Background/aims: Vedolizumab is indicated for moderately-to-severely active ulcerative colitis (UC) and Crohn's disease (CD). Because multiple factors may result in different pharmacokinetics and clinical efficacies, understanding determinants of vedolizumab clearance may enhance dose and treatment strategies. The aim was to characterize vedolizumab pharmacokinetics in Asian and non-Asian UC and CD patients.
Methods: Population pharmacokinetic analysis for repeated measures, using data from 5 studies, was conducted using nonlinear mixed-effects modeling. A Bayesian estimation approach in NONMEM 7.3 was utilized to leverage the predominantly sparse data available for this analysis with results from a prior population pharmacokinetic analysis of vedolizumab.
Results: Vedolizumab pharmacokinetics were described by a 2-compartment model with parallel linear and nonlinear elimination. Using reference covariate values, linear elimination half life of vedolizumab was 24.7 days for anti-vedolizumab antibody (AVA)-negative patients and 18.1 days for AVA-positive patients; linear clearance (CLL) was 0.165 L/day for AVA-negative patients and 0.246 L/day for AVA-positive patients; central (Vc) and peripheral compartment volumes of distribution were 3.16 L and 1.84 L, respectively. Interindividual variabilities (percent coefficient of variation) were 30.8% for CLL and 19% for Vc; interoccasion variability on CLL was 20.3%; residual variance was 17.8%. For albumin, body weight and AVA, only extreme values were identified as potentially clinically important predictors of CLL. The effect of race (Asian/non-Asian) and diagnosis (UC/CD) on CLL was negligible and likely not of clinical importance.

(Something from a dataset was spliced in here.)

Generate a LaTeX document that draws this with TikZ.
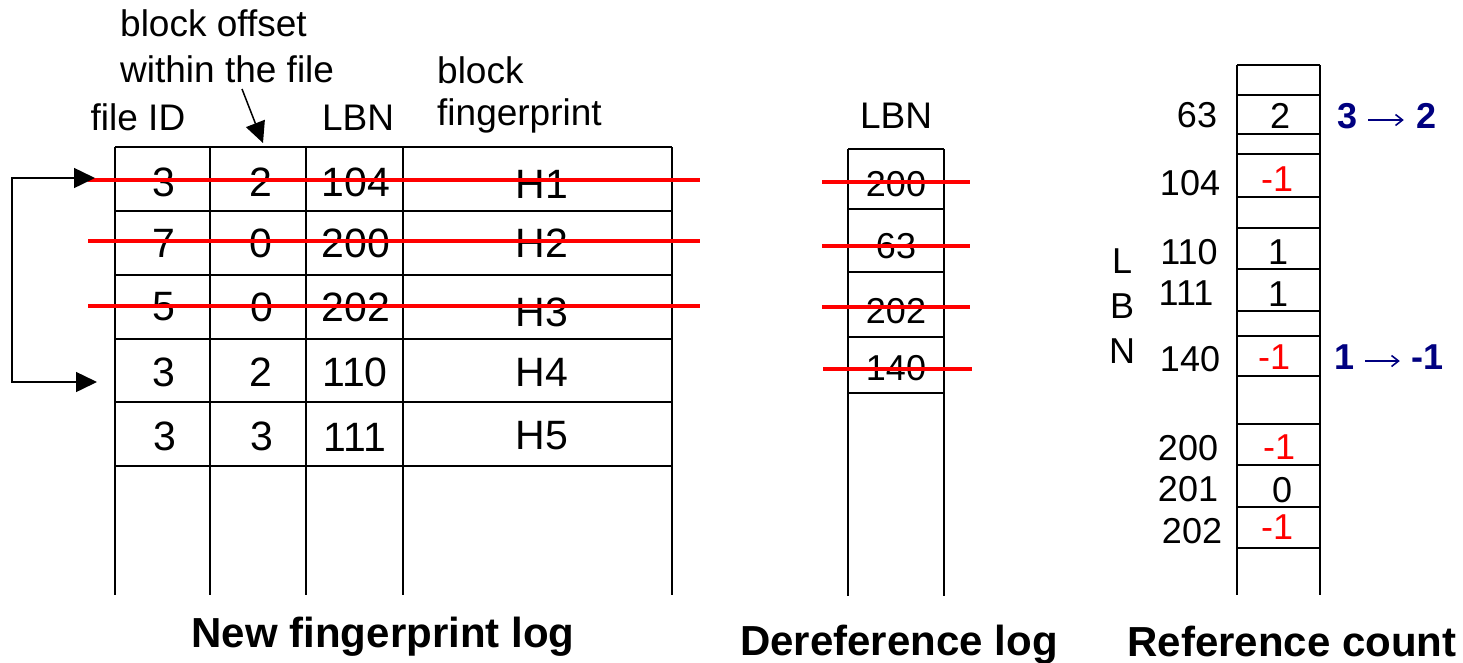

Conclusions: Pharmacokinetic parameters were similar in Asian and non-Asian patients with moderately-to-severely active UC and CD. This analysis supports use of vedolizumab flat-fixed dosing in these patients. (Clinicaltrials.gov Identifiers: NCT00783718 (GEMINI 1); NCT00783692 (GEMINI 2). CCT 101; NCT02039505 and CCT-001; NCT02038920).
Keywords: Asian; Colitis, ulcerative; Crohn disease; Population pharmacokinetics; Vedolizumab.